WRITTEN EXERCISE:
In the listing that follows, count each line containing the string "with" and report only the count.

DATA ENTRIES:
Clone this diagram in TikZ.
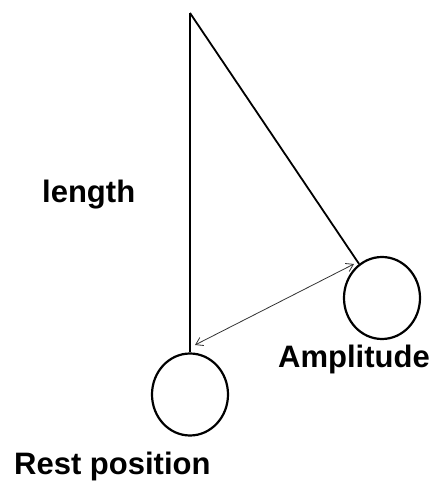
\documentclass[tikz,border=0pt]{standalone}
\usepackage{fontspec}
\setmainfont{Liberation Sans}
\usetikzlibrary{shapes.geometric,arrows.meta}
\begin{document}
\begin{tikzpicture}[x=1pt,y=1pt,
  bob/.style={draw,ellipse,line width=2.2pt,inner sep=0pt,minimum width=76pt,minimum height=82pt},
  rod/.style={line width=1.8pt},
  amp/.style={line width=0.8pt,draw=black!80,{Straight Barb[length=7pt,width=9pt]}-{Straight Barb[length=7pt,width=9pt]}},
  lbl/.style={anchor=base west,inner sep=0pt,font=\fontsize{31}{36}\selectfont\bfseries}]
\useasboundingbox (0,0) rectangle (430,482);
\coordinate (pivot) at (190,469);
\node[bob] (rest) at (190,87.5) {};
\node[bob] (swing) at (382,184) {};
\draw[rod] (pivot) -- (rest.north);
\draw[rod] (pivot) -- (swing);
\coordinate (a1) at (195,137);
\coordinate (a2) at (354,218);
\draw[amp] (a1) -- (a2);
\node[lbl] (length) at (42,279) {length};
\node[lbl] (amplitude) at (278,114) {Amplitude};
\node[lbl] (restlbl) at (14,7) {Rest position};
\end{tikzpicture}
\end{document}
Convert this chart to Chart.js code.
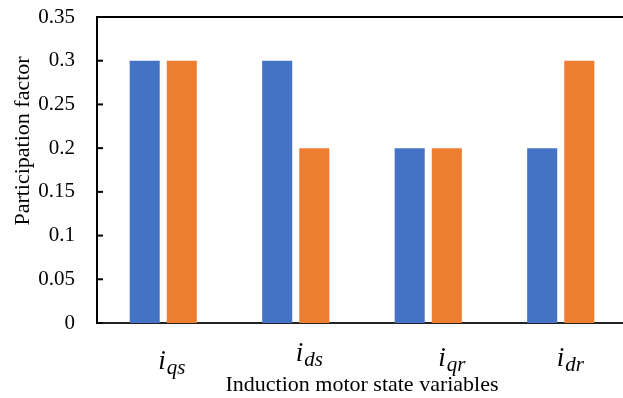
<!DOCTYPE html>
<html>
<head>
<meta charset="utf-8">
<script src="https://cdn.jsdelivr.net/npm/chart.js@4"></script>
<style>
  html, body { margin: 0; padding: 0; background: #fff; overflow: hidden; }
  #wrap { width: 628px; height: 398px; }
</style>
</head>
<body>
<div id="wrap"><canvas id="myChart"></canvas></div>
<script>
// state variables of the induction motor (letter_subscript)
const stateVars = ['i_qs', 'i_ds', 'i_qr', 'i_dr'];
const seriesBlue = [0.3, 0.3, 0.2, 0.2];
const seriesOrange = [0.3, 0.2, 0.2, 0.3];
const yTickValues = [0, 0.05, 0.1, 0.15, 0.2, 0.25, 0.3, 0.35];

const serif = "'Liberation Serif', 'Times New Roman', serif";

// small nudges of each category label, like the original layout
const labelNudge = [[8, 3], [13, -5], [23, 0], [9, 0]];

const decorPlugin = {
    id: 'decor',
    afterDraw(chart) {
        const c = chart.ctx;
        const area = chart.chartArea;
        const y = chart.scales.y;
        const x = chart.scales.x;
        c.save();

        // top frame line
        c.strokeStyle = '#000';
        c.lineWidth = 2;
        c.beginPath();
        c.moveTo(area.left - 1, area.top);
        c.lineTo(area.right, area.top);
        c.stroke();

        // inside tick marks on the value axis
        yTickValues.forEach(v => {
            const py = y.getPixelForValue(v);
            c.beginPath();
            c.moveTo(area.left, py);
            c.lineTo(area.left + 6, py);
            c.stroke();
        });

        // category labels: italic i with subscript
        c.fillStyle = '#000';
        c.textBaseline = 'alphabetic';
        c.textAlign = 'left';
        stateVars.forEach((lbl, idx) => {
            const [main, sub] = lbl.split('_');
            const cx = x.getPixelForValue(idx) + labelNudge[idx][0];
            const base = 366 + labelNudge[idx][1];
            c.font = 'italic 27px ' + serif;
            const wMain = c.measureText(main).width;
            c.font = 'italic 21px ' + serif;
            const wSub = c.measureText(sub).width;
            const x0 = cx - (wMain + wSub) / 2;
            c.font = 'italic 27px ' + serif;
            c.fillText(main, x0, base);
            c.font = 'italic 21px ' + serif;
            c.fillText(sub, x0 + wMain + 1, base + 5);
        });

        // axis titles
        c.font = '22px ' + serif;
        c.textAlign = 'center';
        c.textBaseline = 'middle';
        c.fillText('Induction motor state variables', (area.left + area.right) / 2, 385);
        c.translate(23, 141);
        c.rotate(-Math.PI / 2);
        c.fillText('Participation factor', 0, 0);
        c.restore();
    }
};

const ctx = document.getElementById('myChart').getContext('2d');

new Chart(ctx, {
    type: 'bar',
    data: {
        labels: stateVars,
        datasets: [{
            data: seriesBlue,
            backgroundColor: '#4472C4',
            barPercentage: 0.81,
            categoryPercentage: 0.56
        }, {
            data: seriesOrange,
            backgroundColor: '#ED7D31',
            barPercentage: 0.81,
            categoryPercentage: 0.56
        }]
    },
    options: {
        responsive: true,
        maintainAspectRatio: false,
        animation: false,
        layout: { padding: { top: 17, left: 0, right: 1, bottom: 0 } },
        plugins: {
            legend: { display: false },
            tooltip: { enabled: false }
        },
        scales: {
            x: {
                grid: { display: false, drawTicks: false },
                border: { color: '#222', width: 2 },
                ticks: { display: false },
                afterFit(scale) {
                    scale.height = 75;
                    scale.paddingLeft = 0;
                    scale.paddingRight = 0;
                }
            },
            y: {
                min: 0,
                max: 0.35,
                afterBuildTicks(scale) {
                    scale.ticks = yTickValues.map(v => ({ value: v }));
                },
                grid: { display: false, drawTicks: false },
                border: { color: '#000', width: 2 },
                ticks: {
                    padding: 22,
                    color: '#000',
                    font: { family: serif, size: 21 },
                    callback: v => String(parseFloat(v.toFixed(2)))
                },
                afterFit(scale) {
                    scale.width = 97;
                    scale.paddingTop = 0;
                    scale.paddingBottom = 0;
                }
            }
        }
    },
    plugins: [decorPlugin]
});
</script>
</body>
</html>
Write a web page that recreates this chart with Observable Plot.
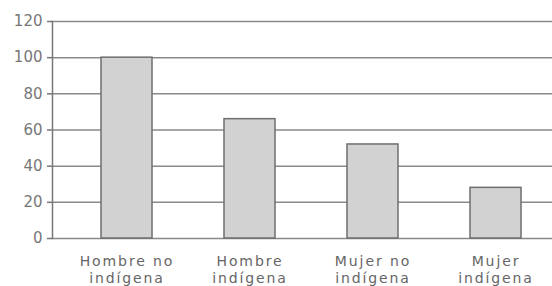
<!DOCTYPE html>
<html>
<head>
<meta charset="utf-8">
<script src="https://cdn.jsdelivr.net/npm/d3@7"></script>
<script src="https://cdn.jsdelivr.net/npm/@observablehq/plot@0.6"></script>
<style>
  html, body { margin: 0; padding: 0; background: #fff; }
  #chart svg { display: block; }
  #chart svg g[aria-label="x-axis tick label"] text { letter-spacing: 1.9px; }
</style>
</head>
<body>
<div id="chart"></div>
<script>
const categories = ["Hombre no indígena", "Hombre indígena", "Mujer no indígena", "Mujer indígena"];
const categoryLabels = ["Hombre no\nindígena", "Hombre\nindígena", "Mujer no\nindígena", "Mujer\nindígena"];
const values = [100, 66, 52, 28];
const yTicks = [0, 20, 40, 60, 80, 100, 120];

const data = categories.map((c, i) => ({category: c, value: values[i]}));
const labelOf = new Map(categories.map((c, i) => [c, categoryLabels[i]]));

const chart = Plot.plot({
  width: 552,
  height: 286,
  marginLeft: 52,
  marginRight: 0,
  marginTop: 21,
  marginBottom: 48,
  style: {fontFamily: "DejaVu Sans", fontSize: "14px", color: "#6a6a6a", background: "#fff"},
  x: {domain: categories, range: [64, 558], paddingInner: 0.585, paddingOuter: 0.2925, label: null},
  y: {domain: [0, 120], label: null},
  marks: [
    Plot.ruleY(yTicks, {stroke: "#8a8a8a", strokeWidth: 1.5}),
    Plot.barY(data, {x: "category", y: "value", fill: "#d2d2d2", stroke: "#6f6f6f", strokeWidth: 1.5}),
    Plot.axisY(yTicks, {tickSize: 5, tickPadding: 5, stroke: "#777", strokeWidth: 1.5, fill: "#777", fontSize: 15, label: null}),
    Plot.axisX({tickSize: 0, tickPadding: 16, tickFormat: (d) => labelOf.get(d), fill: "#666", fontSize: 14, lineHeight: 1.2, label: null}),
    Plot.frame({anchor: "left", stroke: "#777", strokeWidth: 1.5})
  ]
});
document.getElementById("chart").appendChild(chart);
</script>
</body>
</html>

* * *

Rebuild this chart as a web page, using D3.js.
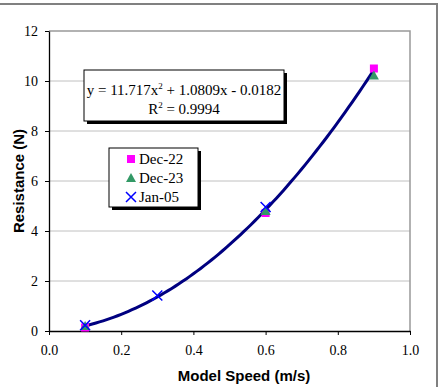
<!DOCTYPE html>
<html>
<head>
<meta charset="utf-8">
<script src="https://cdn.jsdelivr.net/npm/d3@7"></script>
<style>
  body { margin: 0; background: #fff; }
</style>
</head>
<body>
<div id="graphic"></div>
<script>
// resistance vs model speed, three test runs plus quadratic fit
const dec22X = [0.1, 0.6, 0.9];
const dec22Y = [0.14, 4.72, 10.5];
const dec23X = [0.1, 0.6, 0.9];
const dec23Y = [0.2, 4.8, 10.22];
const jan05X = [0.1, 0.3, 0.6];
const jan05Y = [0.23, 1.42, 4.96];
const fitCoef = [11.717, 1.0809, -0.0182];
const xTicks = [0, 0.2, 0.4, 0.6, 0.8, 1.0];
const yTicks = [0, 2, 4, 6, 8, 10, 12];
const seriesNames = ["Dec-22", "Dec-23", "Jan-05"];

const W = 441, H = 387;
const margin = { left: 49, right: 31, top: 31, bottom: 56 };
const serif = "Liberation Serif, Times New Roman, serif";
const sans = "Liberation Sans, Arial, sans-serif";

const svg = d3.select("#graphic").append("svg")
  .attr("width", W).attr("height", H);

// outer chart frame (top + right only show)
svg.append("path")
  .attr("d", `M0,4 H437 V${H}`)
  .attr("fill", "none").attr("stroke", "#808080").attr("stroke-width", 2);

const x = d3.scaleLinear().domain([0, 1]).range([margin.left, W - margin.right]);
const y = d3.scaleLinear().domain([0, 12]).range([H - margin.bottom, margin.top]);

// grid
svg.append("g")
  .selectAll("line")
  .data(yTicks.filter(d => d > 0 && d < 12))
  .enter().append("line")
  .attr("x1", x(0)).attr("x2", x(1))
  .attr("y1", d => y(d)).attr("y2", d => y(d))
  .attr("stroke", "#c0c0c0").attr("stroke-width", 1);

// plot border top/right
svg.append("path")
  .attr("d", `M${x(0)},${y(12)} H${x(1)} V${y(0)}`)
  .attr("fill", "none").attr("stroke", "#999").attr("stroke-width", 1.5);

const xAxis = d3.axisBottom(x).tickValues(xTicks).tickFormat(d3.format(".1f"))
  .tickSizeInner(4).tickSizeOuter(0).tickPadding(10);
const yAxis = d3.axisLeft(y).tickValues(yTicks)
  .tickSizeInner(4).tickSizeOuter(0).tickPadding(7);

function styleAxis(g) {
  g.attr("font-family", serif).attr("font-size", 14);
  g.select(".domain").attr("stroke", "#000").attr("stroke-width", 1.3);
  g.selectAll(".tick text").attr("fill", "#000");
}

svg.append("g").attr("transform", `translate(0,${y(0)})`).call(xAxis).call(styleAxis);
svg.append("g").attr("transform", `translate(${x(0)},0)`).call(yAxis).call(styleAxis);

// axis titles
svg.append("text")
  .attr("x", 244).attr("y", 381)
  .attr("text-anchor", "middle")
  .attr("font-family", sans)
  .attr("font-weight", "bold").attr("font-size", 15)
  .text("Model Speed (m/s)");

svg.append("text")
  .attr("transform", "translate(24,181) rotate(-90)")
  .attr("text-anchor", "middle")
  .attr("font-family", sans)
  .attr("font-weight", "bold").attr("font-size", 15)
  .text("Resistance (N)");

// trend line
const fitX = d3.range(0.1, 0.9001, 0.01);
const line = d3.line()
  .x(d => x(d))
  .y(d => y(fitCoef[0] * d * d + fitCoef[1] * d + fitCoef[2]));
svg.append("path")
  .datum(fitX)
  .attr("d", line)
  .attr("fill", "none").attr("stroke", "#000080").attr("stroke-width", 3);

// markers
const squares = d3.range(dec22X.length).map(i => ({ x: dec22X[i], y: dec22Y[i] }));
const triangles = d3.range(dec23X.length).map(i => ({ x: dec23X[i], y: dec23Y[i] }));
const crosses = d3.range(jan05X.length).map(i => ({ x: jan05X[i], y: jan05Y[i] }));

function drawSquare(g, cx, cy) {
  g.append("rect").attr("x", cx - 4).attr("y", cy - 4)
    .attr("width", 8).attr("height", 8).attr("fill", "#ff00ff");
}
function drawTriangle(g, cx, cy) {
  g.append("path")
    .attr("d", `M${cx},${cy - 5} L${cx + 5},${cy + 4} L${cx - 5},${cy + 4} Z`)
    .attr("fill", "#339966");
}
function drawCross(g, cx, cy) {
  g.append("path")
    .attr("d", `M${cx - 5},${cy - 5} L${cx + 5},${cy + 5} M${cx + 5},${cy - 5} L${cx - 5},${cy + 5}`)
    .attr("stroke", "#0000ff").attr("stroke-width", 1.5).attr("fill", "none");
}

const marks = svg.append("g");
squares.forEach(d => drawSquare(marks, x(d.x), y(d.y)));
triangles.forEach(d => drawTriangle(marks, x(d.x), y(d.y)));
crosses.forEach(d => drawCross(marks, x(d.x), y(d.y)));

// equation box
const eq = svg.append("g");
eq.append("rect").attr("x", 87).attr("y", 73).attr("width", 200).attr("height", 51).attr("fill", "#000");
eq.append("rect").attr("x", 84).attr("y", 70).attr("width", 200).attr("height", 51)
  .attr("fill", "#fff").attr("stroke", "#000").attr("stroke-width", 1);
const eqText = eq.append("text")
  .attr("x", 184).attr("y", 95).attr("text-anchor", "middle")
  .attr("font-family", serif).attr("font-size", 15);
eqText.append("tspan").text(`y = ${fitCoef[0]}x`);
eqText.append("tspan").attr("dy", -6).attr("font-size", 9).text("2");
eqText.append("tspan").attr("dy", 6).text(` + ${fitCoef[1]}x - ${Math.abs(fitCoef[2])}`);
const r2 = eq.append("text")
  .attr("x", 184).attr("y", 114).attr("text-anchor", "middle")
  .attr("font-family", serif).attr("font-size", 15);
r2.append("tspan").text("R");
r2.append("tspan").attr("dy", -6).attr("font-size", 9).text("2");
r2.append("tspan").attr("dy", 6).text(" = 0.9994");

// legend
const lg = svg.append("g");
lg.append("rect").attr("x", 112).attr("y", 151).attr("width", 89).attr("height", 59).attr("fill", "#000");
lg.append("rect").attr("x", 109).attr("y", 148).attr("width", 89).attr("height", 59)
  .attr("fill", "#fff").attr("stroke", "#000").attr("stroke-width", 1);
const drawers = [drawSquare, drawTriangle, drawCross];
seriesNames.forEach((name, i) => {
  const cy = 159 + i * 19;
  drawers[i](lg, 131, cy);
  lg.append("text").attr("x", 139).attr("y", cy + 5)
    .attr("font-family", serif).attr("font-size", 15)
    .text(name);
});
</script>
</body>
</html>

RESULT FOR THIS EXERCISE:
2